My daughter was being thrown out of the sixth grade. The teacher said to me, "She may not be up to what we're trying to accomplish." He was really saying she didn't have the intelligence. I got mad because I knew she was smart, just as my father had known I was smart when I was failing in school. We had her tested and found that the troubles my daughter was having were the same as those I had had. I decided to get tested as well. She was dyslexic, and so was I. By then I was a successful television writer and producer. I'd won an Emmy for "The Rockford Files."
Had I known earlier, though, that there was a reason beyond my control to explain why I was a low achiever, I may not have worked so hard in my late 20s and early 30s. I was writing and writing. I was working for no other reason than to hear people praise me.
I needed that praise because I was carrying around the failure in studies. I did badly in all my courses.
I once asked a friend who had always gotten an A, "How long did you study for this?" He said, "I didn't. I just glanced at it." So what do I take from that? He must be smarter than I am. I began to ask, "What will happen to me when I'm not good at anything?" Despite my doubts, I did become successful, and people now say to me, "So you've overcome dyslexia."
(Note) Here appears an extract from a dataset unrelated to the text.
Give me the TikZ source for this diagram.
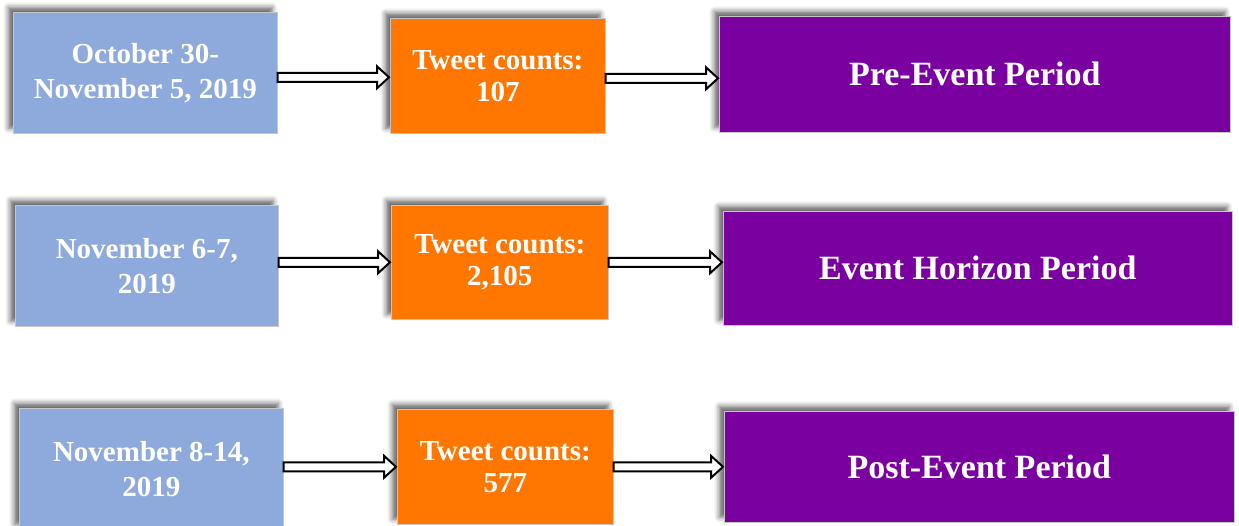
\documentclass[tikz,border=0pt]{standalone}
\usepackage{fontspec}
\setmainfont{Liberation Serif}
\usetikzlibrary{calc,shadows.blur}
\definecolor{dateblue}{HTML}{8EA9DB}
\definecolor{countorange}{HTML}{FF7700}
\definecolor{periodpurple}{HTML}{7A00A0}
\tikzset{
  box/.style={rectangle, draw=black!22, line width=0.6pt, text=white,
    align=center, inner sep=0pt, anchor=north west,
    font=\bfseries\fontsize{29}{35}\selectfont,
    blur shadow={shadow xshift=-5pt, shadow yshift=5pt,
      shadow blur radius=5pt, shadow opacity=60}},
  datebox/.style={box, fill=dateblue},
  countbox/.style={box, fill=countorange, font=\bfseries\fontsize{29}{32}\selectfont},
  periodbox/.style={box, fill=periodpurple, font=\bfseries\fontsize{34}{40}\selectfont},
  % outlined block arrow from the start point to the target point
  flow/.style={draw=black, fill=white, line width=2pt, line join=miter,
    to path={let \p1=(\tikztostart), \p2=(\tikztotarget) in
      (\x1,\y1+4.5pt) -- (\x2-13pt,\y1+4.5pt) -- (\x2-13pt,\y1+11pt)
      -- (\x2-1pt,\y1) -- (\x2-13pt,\y1-11pt) -- (\x2-13pt,\y1-4.5pt)
      -- (\x1,\y1-4.5pt) -- cycle}}
}
\begin{document}
\begin{tikzpicture}[x=1pt, y=-1pt]
  \useasboundingbox (0,0) rectangle (1239,525);

  % row 1
  \node[datebox,   minimum width=264pt, minimum height=121pt] (b1) at (13,12)  {October 30-\\November 5, 2019};
  \node[countbox,  minimum width=215pt, minimum height=115pt] (o1) at (390,18) {Tweet counts:\\107};
  \node[periodbox, minimum width=511pt, minimum height=116pt] (p1) at (719,16) {Pre-Event Period};

  % row 2
  \node[datebox,   minimum width=263pt, minimum height=121pt] (b2) at (15,205)  {November 6-7,\\2019};
  \node[countbox,  minimum width=217pt, minimum height=114pt] (o2) at (391,205) {Tweet counts:\\2,105};
  \node[periodbox, minimum width=509pt, minimum height=114pt] (p2) at (723,211) {Event Horizon Period};

  % row 3
  \node[datebox,   minimum width=264pt, minimum height=121pt] (b3) at (19,408)  {November 8-14,\\2019};
  \node[countbox,  minimum width=216pt, minimum height=115pt] (o3) at (397,409) {Tweet counts:\\577};
  \node[periodbox, minimum width=510pt, minimum height=111pt] (p3) at (724,411) {Post-Event Period};

  % connectors
  \path[flow] ([yshift=-4.5pt]b1.east) to ([yshift=-4.5pt]b1.east -| o1.west);
  \path[flow] ([yshift=-2.5pt]o1.east) to ([yshift=-2.5pt]o1.east -| p1.west);
  \path[flow] ([yshift=3.5pt]b2.east) to ([yshift=3.5pt]b2.east -| o2.west);
  \path[flow] (o2.east) to (o2.east -| p2.west);
  \path[flow] ([yshift=2pt]b3.east) to ([yshift=2pt]b3.east -| o3.west);
  \path[flow] (o3.east) to (o3.east -| p3.west);
\end{tikzpicture}
\end{document}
No. You don't overcome it, you learn to compensate for it. Some easy things are very hard for me. Most people who go through college read at least twice as fast as I do. I avoid dialing a phone if I can, because I sometimes have to try three times to get the number right. I get that recording "The number you have reached is not in service" more than any man on earth.
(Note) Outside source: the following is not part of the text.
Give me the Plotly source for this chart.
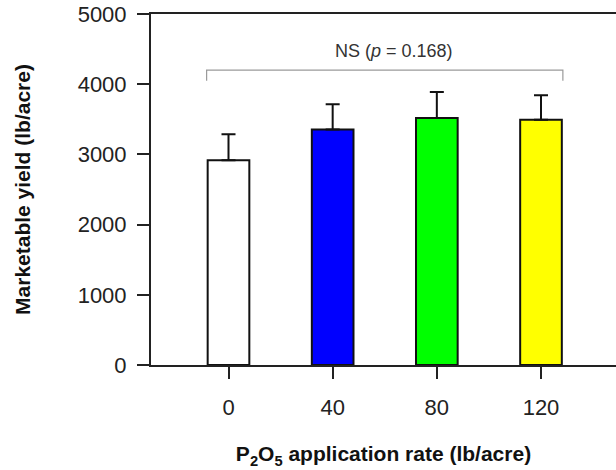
import plotly.graph_objects as go

# Data
rates = ["0", "40", "80", "120"]
yield_mean = [2916, 3353, 3518, 3495]
yield_se = [370, 360, 370, 346]
bar_colors = ["#FFFFFF", "#0000FF", "#00FF00", "#FFFF00"]
y_ticks = [0, 1000, 2000, 3000, 4000, 5000]
ns_label = "NS (<i>p</i> = 0.168)"
bracket_x = [-0.21, 3.21]
bracket_top = 4200
bracket_foot = 4050
ns_y = 4480

FONT = "Liberation Sans, Arial, sans-serif"
xpos = list(range(len(rates)))

fig = go.Figure()
fig.add_trace(go.Bar(
    x=xpos, y=yield_mean, width=0.4,
    marker=dict(color=bar_colors, line=dict(color="#111111", width=2)),
    error_y=dict(type="data", array=yield_se, arrayminus=[0] * len(rates),
                 symmetric=False, color="#111111", thickness=2, width=7),
    showlegend=False, hoverinfo="x+y",
))

# significance bracket
fig.add_trace(go.Scatter(
    x=[bracket_x[0], bracket_x[0], bracket_x[1], bracket_x[1]],
    y=[bracket_foot, bracket_top, bracket_top, bracket_foot],
    mode="lines", line=dict(color="#9a9a9a", width=1.2),
    showlegend=False, hoverinfo="skip",
))
fig.add_annotation(x=sum(bracket_x) / 2 + 0.09, y=ns_y, text=ns_label, showarrow=False,
                   font=dict(family=FONT, size=18, color="#333333"))

fig.update_layout(
    width=616, height=470,
    margin=dict(l=151, r=0, t=13.5, b=105),
    paper_bgcolor="white", plot_bgcolor="white",
    font=dict(family=FONT, color="#222222"),
    bargap=0.6,
)
fig.update_xaxes(
    range=[-0.744, 3.72], tickmode="array", tickvals=xpos, ticktext=rates,
    showline=True, linecolor="#222222", linewidth=2, mirror=True,
    ticks="outside", ticklen=12, tickwidth=2, tickcolor="#222222",
    tickfont=dict(size=22, color="#222222"), ticklabelstandoff=10,
    showgrid=False, zeroline=False, automargin=False,
    title=dict(text="<b>P<sub>2</sub>O<sub>5</sub> application rate (lb/acre)</b>",
               font=dict(size=21, color="#111111"), standoff=27),
)
fig.update_yaxes(
    range=[0, 5000], tickmode="array", tickvals=y_ticks,
    showline=True, linecolor="#222222", linewidth=2,
    ticks="outside", ticklen=12, tickwidth=2, tickcolor="#222222",
    tickfont=dict(size=22, color="#222222"), ticklabelstandoff=6,
    showgrid=False, zeroline=False, automargin=False,
    title=dict(text="<b>Marketable yield (lb/acre)</b>",
               font=dict(size=21, color="#111111"), standoff=41),
)

fig.write_html("out.html", config={"displayModeBar": False},
               post_script="document.body.style.margin='0';")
Despite my weaknesses I view dyslexia as a gift, not a curse (诅咒). Many dyslexics are good at right- brain, abstract thought, and that's what my kind of creative writing is. And I can write quickly— I go like wind — and can get up to 15 pages a day. Writing is not the problem. That's my strength.
The real fear I have for dyslexic is not that they have to struggle with regular school studies, but that they will quit on themselves before they get out of school. Parents have to create victories whenever they can, whether it's music, sports or art. You can make your dyslexic child able to say, "Yeah, reading's hard. But I have these other things I can do."